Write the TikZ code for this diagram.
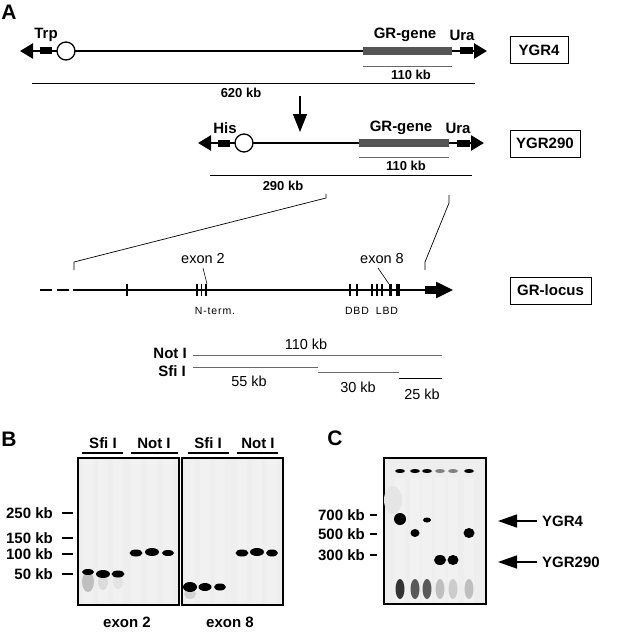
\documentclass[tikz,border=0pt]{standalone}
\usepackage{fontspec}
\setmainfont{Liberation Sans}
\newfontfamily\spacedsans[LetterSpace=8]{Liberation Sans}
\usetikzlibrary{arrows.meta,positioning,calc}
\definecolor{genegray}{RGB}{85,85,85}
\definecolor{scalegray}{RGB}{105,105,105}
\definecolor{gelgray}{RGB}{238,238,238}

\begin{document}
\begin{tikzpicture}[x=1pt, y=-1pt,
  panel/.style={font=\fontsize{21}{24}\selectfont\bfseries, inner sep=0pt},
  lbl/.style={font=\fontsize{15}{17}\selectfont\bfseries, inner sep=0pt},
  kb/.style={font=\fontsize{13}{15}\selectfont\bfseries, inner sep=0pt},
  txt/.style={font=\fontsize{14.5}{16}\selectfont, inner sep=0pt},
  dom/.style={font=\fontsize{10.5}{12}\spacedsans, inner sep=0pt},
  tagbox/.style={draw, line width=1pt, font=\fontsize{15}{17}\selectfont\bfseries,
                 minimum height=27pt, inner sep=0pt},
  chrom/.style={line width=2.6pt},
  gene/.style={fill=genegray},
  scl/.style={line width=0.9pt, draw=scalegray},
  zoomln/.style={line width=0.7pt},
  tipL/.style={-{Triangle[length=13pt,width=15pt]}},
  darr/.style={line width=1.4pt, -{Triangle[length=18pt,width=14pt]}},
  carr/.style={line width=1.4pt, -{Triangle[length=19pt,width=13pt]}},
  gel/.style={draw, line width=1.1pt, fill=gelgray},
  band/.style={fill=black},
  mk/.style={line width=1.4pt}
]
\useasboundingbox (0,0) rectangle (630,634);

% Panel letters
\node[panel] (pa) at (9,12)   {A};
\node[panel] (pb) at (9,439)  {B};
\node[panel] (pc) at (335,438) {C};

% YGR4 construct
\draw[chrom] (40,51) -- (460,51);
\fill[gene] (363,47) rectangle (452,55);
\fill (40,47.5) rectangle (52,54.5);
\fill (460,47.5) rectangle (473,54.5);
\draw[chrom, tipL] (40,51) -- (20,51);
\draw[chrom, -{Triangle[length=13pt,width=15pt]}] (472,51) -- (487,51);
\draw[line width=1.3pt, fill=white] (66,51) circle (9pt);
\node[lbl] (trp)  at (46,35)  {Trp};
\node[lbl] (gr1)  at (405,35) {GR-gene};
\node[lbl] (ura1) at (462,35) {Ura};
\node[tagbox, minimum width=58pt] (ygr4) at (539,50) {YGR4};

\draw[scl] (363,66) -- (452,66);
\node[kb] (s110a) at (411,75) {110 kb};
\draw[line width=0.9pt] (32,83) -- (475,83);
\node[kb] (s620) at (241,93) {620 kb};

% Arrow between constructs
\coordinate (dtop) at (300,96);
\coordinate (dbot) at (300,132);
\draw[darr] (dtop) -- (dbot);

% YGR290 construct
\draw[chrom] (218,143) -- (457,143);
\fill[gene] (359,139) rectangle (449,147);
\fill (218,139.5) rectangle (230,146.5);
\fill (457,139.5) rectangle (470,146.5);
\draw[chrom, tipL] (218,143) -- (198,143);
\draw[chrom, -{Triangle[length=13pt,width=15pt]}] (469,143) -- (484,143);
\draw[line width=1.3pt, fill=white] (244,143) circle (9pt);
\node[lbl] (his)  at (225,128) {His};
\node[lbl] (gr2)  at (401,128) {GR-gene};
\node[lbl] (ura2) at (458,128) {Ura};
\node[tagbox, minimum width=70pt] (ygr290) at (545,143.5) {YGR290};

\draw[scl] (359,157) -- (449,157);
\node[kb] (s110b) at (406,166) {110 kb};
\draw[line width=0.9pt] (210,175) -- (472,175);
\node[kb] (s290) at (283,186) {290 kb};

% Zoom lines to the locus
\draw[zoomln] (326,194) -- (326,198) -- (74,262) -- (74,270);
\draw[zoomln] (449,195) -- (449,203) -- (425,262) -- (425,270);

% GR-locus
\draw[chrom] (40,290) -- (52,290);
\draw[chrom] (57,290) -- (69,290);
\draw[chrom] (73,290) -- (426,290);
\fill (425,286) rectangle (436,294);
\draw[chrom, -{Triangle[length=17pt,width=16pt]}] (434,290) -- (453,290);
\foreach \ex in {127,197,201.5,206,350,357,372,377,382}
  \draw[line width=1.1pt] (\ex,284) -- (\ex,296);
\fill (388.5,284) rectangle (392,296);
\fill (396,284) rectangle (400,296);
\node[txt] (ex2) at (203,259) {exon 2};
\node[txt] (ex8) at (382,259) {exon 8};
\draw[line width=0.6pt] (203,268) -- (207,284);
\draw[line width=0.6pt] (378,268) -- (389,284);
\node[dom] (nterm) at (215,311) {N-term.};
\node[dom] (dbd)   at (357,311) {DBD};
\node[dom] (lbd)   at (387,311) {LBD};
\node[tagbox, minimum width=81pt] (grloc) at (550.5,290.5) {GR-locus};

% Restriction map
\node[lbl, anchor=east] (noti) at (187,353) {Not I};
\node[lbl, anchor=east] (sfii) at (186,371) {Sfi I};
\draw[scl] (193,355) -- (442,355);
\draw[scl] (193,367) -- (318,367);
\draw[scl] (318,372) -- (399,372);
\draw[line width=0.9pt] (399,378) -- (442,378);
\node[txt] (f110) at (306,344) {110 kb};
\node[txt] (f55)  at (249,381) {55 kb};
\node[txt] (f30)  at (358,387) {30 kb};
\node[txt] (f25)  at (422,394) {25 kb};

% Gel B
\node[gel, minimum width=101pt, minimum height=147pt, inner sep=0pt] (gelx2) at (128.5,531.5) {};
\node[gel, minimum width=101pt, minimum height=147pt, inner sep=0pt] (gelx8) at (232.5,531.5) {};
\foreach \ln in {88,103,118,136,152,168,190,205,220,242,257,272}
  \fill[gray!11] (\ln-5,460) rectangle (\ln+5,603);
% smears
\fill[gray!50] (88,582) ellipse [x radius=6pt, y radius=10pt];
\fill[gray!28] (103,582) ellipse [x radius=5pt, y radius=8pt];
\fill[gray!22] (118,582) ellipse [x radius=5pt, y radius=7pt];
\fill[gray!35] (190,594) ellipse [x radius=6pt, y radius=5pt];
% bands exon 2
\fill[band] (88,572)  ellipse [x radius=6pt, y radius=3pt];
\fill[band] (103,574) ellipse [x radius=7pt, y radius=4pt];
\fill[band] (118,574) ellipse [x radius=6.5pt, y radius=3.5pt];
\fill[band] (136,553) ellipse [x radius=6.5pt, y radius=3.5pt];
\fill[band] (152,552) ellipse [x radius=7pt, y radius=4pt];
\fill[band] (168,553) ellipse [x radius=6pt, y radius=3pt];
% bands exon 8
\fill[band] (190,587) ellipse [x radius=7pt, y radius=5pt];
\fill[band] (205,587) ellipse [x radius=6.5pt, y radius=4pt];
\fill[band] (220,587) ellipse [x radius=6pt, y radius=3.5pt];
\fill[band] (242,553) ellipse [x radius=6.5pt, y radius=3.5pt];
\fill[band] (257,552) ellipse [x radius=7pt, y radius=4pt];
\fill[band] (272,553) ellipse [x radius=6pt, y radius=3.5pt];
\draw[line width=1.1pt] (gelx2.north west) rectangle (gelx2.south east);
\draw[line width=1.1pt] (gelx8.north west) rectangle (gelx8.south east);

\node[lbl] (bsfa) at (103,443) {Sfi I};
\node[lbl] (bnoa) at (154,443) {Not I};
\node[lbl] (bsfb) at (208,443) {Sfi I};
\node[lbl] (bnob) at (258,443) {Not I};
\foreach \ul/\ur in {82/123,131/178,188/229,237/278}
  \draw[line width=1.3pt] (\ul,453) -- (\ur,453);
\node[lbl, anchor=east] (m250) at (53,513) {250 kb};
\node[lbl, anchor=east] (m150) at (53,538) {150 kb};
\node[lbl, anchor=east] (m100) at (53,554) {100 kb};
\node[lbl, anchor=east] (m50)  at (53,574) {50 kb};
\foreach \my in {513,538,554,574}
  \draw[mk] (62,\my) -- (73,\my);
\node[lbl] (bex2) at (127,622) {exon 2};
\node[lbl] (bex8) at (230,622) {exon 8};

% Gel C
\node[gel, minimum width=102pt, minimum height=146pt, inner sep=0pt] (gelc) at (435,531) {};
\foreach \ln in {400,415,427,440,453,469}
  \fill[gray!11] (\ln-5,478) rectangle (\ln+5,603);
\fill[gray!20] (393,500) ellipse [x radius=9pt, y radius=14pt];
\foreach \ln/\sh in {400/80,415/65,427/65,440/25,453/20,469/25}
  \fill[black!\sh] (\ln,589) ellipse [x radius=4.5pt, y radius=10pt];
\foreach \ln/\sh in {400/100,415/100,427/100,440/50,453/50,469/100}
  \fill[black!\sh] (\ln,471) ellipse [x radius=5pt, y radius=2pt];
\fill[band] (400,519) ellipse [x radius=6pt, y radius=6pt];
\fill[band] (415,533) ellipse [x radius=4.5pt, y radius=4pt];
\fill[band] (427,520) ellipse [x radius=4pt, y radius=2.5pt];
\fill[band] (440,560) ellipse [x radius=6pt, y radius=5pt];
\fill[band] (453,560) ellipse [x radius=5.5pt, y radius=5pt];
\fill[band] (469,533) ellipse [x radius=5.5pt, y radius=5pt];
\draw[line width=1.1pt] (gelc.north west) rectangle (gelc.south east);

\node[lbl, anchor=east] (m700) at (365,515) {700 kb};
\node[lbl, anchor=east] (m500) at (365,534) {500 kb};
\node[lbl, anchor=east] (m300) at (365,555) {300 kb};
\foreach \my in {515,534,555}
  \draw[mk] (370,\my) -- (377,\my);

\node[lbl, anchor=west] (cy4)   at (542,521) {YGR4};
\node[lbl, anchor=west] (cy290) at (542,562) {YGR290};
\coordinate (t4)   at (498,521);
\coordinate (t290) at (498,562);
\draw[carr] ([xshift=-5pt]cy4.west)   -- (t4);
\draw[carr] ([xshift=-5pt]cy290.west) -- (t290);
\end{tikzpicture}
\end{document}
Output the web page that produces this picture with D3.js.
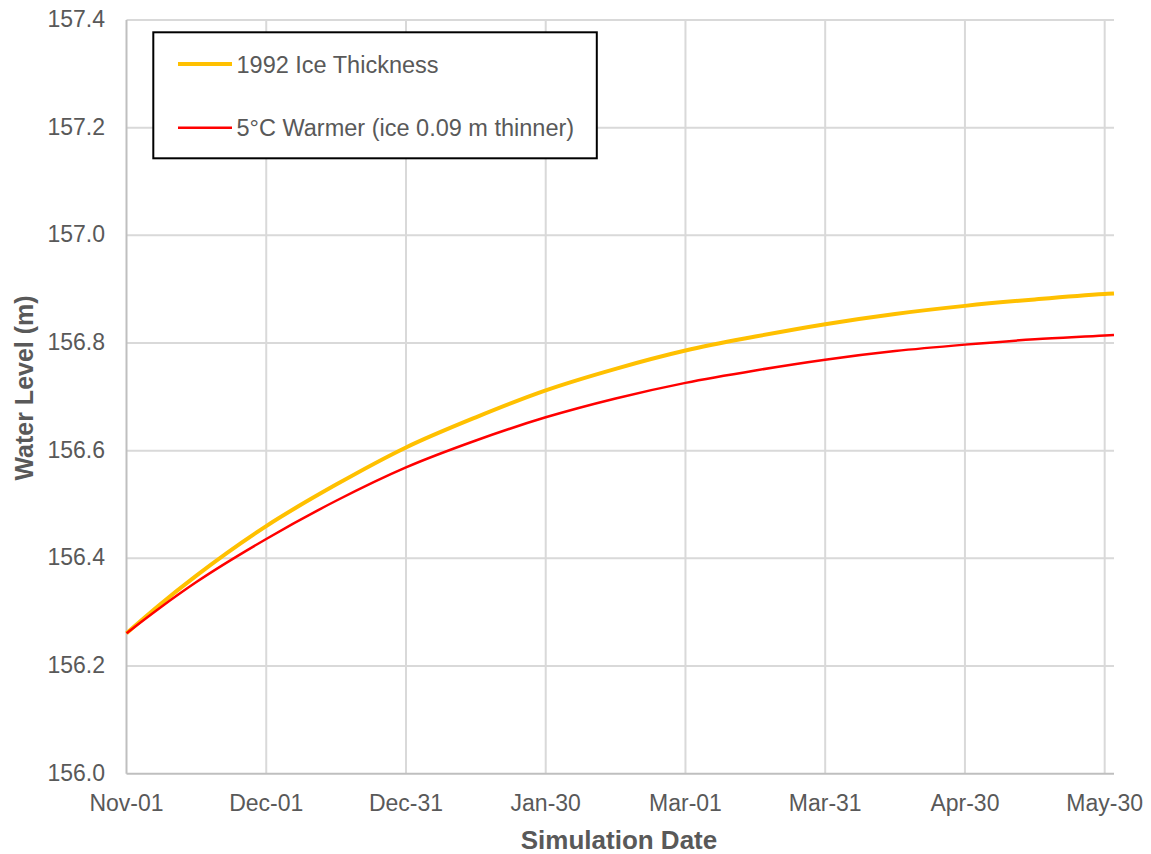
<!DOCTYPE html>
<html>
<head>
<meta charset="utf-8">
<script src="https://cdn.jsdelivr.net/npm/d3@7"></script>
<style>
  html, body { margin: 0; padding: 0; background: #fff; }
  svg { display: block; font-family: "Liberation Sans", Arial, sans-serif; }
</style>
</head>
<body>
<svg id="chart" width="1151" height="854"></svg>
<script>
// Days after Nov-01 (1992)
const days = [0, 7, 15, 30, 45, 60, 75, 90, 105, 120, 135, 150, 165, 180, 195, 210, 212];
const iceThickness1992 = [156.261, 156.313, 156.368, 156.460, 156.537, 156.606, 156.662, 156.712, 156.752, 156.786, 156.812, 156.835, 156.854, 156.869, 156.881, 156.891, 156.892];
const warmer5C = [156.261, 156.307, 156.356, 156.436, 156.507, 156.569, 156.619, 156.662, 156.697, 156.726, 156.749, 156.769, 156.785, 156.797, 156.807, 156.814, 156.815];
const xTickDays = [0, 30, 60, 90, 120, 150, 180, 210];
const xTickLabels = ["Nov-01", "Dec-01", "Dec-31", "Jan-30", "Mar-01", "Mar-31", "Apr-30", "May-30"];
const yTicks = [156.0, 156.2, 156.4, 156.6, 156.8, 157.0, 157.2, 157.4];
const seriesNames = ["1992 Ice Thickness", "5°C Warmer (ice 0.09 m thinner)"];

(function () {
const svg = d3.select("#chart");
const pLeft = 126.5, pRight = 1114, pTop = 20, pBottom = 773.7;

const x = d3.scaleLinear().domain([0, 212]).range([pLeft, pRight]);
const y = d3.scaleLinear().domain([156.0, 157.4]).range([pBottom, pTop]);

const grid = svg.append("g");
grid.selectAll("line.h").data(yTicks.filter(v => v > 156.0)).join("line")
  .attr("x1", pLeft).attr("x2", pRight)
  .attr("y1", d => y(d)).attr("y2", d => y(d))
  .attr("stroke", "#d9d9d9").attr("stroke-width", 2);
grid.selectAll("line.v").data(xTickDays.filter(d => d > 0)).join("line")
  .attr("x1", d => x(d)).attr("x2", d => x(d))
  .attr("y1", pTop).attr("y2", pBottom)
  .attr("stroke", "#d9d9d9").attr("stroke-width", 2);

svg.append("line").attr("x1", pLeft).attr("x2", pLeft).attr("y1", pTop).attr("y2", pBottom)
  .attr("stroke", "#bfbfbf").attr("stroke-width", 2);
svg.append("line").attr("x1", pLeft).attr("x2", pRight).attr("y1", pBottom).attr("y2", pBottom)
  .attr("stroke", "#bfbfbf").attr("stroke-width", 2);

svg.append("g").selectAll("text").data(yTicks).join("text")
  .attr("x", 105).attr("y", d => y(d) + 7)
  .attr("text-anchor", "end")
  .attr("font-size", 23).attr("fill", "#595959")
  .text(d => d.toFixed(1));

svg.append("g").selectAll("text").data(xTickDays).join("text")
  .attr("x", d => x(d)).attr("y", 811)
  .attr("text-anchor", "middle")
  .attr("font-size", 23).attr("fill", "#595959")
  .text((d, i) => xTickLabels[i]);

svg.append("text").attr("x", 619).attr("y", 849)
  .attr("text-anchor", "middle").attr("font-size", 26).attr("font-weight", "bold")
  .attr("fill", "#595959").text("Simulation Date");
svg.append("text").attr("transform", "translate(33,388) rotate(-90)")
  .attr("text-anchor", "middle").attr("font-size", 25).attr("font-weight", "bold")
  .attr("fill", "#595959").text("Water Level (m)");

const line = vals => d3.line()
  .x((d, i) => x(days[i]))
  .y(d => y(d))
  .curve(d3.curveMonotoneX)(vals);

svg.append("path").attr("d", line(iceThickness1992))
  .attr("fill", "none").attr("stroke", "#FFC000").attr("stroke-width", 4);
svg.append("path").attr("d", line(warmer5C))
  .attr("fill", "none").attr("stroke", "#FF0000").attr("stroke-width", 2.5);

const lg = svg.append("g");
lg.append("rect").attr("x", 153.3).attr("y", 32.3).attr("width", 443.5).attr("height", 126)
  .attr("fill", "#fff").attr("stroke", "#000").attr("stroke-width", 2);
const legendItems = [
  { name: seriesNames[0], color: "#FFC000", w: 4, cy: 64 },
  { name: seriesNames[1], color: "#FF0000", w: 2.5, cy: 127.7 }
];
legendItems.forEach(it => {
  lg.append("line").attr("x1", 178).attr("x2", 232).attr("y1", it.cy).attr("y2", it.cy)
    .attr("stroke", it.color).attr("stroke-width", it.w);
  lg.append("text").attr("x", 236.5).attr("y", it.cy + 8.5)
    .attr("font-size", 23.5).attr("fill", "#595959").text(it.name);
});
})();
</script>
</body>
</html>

### SHORT TASK
Pick out every line holding the string "this" and return it.

### RESULT OF THE EXERCISE
Write the TikZ code for this diagram.
Output the web page that produces this picture with D3.js.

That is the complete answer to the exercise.